| RECORDS FOR THE EXERCISE |
━━━━━━━━━━━━━━━━━━━━━━━━━━━━━━

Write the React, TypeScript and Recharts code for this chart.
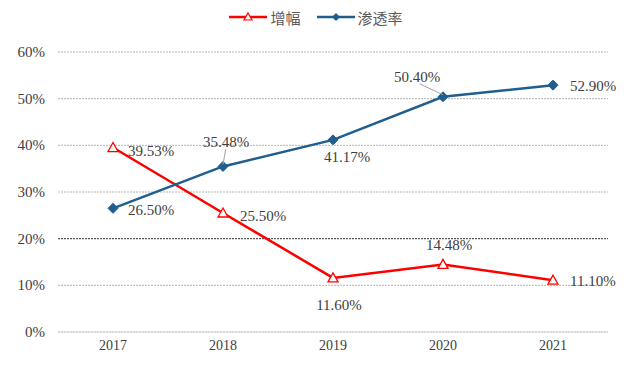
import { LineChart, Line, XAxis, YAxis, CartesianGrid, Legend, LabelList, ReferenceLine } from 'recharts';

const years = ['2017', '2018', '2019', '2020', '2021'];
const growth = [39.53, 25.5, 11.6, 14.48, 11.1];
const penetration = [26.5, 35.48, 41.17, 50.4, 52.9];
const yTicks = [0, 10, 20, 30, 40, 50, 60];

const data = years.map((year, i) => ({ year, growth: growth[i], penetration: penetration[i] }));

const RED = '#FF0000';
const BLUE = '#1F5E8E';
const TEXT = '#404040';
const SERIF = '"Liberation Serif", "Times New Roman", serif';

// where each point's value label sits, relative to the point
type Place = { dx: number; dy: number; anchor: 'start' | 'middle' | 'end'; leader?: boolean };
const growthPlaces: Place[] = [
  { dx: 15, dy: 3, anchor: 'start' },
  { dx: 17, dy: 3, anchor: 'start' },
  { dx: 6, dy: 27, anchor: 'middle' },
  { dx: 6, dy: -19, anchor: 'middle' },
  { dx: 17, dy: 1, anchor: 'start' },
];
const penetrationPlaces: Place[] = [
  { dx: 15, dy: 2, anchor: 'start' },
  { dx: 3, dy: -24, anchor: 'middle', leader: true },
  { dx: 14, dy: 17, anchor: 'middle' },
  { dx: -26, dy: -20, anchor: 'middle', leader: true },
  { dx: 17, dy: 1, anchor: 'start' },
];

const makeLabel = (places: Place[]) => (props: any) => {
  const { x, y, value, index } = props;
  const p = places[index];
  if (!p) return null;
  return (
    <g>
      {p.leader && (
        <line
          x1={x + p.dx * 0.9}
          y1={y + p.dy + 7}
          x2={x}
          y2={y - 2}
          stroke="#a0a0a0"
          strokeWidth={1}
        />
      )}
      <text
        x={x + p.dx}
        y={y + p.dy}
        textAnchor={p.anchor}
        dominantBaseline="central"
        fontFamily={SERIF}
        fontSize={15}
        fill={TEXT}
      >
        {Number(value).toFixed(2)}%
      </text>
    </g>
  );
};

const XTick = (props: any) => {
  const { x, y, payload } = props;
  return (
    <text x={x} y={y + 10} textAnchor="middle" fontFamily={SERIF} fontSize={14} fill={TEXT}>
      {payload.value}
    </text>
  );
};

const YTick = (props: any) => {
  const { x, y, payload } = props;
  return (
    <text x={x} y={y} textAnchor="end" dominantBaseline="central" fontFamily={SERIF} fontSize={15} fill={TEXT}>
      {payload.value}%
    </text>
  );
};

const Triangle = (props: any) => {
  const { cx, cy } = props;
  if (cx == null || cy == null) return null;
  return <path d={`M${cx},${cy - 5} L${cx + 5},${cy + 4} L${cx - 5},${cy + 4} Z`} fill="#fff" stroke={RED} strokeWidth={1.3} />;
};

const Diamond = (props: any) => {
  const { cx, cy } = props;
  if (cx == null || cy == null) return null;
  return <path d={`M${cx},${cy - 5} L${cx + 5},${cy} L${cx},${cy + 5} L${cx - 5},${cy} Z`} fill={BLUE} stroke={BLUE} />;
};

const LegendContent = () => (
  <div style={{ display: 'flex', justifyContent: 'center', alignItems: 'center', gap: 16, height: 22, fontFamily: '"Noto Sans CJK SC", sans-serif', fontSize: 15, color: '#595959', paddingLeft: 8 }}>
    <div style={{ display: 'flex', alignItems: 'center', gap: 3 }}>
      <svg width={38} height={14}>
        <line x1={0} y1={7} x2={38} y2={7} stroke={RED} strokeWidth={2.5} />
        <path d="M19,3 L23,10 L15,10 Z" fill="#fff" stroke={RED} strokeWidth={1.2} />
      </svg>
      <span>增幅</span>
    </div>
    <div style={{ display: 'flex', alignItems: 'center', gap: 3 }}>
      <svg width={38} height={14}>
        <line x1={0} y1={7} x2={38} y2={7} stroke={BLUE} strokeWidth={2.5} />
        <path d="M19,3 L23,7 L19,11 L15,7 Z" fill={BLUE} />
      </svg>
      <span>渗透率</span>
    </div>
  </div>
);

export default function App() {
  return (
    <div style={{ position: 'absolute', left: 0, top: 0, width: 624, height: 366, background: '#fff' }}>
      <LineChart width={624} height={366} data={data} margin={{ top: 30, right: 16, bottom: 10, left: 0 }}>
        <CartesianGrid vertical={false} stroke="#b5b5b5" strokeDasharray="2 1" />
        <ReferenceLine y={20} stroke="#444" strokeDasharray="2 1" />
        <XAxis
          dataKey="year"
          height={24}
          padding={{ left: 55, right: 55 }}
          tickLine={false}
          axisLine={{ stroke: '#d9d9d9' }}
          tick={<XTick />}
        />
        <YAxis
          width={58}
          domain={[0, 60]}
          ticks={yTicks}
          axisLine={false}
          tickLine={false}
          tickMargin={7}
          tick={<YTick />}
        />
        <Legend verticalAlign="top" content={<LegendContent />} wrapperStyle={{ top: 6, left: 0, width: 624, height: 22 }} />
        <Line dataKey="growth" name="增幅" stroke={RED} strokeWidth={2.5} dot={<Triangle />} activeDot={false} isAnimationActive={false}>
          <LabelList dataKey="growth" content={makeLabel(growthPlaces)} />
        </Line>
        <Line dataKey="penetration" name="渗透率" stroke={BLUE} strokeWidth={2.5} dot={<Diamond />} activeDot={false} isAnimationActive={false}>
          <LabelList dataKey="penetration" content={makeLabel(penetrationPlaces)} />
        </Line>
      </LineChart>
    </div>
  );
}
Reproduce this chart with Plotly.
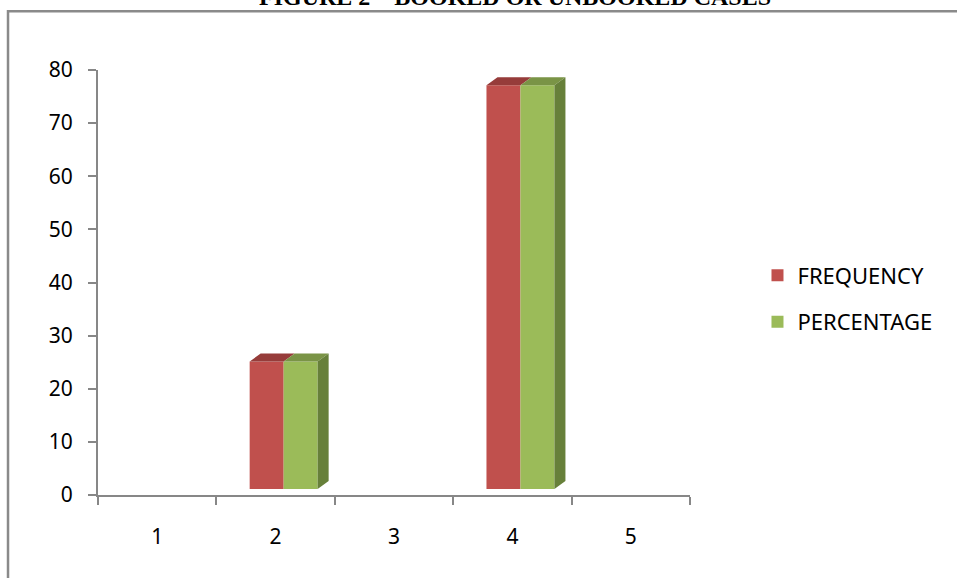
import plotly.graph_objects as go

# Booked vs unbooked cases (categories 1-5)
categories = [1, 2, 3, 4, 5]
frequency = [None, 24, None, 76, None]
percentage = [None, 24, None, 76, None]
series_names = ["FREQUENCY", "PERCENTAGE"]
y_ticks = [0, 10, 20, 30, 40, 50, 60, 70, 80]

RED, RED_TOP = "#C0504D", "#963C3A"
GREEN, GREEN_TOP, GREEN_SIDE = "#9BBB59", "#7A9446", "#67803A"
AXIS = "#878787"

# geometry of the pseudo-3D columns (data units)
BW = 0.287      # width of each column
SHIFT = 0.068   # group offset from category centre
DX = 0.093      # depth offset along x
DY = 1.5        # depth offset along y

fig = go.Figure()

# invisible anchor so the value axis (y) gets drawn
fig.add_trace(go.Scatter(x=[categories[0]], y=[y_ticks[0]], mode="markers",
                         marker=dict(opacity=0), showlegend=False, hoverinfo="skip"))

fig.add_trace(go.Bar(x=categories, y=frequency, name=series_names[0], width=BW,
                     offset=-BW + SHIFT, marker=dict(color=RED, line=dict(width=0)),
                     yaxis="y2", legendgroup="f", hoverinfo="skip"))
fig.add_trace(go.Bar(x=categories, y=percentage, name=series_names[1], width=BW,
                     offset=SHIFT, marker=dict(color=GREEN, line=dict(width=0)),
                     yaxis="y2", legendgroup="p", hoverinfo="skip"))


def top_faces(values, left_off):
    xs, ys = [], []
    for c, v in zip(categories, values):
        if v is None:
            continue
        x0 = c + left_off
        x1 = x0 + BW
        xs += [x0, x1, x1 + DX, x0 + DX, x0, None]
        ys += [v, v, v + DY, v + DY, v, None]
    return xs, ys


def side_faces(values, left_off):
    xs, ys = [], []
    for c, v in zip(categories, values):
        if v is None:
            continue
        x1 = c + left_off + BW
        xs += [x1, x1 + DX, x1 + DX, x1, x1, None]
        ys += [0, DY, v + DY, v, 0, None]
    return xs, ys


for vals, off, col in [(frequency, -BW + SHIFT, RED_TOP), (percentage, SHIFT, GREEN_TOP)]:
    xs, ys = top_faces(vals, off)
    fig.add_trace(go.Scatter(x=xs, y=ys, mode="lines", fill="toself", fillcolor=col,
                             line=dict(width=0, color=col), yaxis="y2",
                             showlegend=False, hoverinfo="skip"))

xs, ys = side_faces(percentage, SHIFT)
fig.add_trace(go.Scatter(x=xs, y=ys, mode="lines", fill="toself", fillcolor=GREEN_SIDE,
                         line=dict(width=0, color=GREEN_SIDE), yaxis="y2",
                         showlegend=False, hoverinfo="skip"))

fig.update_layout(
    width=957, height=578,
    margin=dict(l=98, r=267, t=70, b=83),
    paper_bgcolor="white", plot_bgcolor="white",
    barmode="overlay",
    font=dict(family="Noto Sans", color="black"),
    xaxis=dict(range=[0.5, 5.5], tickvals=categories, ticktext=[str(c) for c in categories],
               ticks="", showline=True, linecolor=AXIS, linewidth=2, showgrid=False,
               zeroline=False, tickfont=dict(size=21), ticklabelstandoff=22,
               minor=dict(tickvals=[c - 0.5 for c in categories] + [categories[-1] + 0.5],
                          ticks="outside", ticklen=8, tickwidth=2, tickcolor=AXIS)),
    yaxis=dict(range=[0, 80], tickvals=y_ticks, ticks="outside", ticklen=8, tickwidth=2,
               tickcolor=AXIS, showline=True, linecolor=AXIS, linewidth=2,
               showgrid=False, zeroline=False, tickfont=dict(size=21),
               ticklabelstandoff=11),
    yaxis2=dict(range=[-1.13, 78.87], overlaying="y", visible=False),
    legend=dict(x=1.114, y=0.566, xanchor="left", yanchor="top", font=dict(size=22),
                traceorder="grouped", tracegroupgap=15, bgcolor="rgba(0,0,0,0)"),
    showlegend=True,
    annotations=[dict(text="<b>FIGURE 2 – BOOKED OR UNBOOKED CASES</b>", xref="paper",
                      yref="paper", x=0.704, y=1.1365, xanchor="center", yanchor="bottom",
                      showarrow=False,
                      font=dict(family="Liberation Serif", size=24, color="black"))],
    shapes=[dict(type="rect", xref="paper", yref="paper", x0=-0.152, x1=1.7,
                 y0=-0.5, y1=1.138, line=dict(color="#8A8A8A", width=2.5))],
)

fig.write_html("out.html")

━━━━━━━━━━━━━━━━━━━━━━━━━━━━━━

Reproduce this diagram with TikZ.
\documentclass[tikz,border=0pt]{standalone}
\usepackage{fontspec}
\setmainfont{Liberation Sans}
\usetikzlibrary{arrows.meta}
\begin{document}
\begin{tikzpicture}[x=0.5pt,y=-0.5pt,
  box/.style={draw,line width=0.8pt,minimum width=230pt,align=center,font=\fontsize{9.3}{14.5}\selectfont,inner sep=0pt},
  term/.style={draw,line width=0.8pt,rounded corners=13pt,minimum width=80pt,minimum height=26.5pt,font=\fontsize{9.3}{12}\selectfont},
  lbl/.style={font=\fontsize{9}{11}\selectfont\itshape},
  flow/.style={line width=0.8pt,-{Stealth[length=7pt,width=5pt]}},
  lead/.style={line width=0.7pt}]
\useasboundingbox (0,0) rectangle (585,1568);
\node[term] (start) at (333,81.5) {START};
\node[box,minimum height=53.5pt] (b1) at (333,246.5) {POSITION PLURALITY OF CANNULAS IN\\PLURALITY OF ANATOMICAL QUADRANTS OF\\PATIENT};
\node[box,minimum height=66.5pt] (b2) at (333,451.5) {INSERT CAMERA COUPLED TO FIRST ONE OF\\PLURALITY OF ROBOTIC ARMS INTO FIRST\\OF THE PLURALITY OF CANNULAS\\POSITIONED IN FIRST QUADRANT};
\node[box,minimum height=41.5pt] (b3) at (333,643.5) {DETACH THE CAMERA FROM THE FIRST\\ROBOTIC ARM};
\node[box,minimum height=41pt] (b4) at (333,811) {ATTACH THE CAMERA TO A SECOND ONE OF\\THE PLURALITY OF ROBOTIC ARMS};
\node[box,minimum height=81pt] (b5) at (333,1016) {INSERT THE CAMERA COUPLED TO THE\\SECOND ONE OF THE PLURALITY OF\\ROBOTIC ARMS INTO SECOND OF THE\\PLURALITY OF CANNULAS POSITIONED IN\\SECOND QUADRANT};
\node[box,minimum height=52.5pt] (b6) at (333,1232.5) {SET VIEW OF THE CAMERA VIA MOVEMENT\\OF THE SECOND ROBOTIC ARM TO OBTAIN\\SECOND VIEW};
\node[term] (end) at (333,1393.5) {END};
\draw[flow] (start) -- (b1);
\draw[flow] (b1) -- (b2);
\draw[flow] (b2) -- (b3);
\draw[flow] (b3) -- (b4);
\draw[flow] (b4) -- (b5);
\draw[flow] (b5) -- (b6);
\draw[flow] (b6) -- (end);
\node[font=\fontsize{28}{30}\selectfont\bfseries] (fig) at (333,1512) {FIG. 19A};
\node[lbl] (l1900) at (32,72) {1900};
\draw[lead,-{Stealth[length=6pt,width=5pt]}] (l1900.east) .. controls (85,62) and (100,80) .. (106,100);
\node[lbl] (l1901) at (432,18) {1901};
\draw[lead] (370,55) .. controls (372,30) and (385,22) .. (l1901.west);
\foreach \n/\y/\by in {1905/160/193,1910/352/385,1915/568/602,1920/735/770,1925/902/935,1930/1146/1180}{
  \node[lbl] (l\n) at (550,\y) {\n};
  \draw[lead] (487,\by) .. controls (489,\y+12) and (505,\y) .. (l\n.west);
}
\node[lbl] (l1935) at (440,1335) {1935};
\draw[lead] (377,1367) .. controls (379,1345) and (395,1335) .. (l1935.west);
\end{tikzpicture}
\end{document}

━━━━━━━━━━━━━━━━━━━━━━━━━━━━━━

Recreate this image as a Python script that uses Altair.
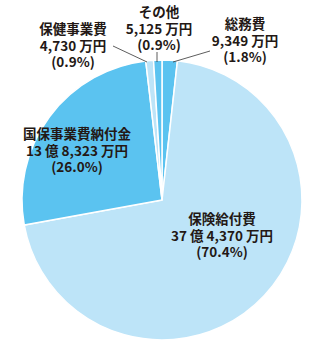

━━━━━━━━━━━━━━━━━━━━━━━━━━━━━━

| GIVEN REQUEST |
Leave the pictures out and copy exactly the lines from the one with "Write the React, TypeScript" through the one with "Legend, LabelList, ReferenceLine", nothing more.

| THE RESULT |
Write the React, TypeScript and Recharts code for this chart.
import { LineChart, Line, XAxis, YAxis, CartesianGrid, Legend, LabelList, ReferenceLine } from 'recharts';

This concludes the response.